State Senators Carla Nelson and Bill Ingebrigtsen chair the Education Finance and Environment and Natural Resources Finance committees respectively. They wrote Kent Whitworth, the Director and CEO of the Minnesota Historical Society, regarding a statue of Christopher Columbus that was torn down by vandals last month.
The letter underscores the “legal status of the statue” in contrast with its “illegal removal,” and concludes with the senators asking Whitworth to “inform us [the senators] how you [the Historical Society] intent to proceed with regard to this matter.”
The Capitol Area Architectural and Planning Board (CAAPB) does not need to approve the replacement of the statue because of Minnesota Statute 138.68, per the senators.
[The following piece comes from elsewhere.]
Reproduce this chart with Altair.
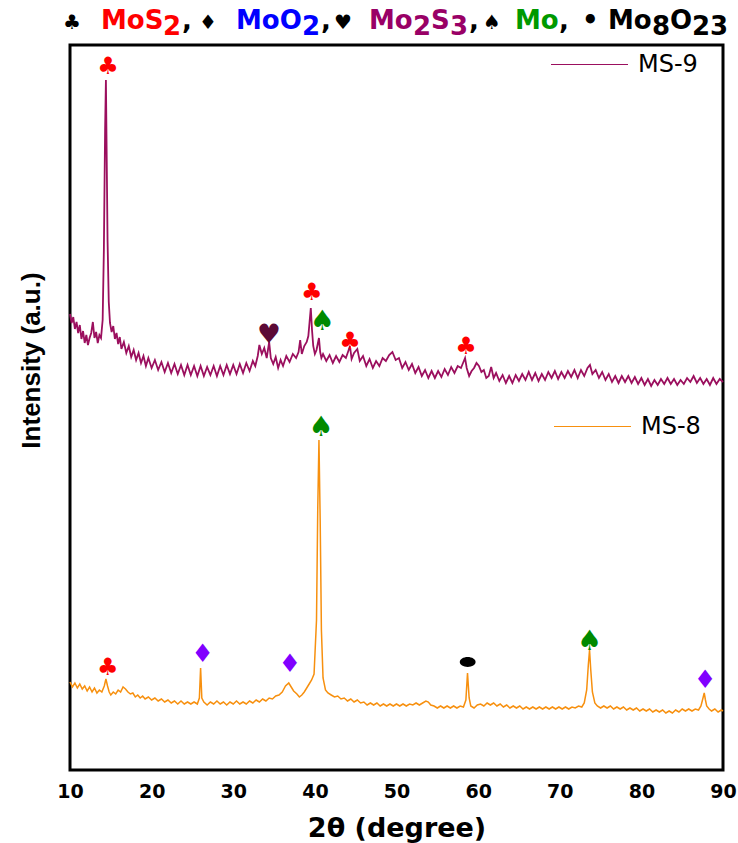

That statute reads that “[n]o monument, memorial or work of art shall be relocated, or removed from, or placed in [the Capitol or Capitol grounds]… without the approval of the Minnesota State Historical Society.”
“It is clear to us that although the statue has been moved to another location… the Historical Society has not provided the approval required under… [this statute] for the removal,” the letter reads. Because of this, Nelson and Ingebrigtsen say that the Society alone, not the CAAPB, has jurisdiction over what happens to the statue.
Despite this, the Society claims that it can not act to repair the Columbus monument without CAAPB approval. The Board also claims that a different statute gives it justistition of the statue as well.
“We would like you to inform us how you intent to proceed with regard to this matter,” the letter reads concludes. “If you believe that there is work that must be performed on the statue before it can be returned to its location, please provide an explanation of that work as well.”
The recently toppled Columbus statue has stood outside the state Capitol building since 1931 after it was received as a gift from Minnesota’s Italian American community, per the CAAPB. It was later restored in 1992 and has been criticized by the American Indian Movement (AIM) as a monument to a murderous “colonial pirate” for at least 15 years. AIM is the group responsible for destroying the statue recently.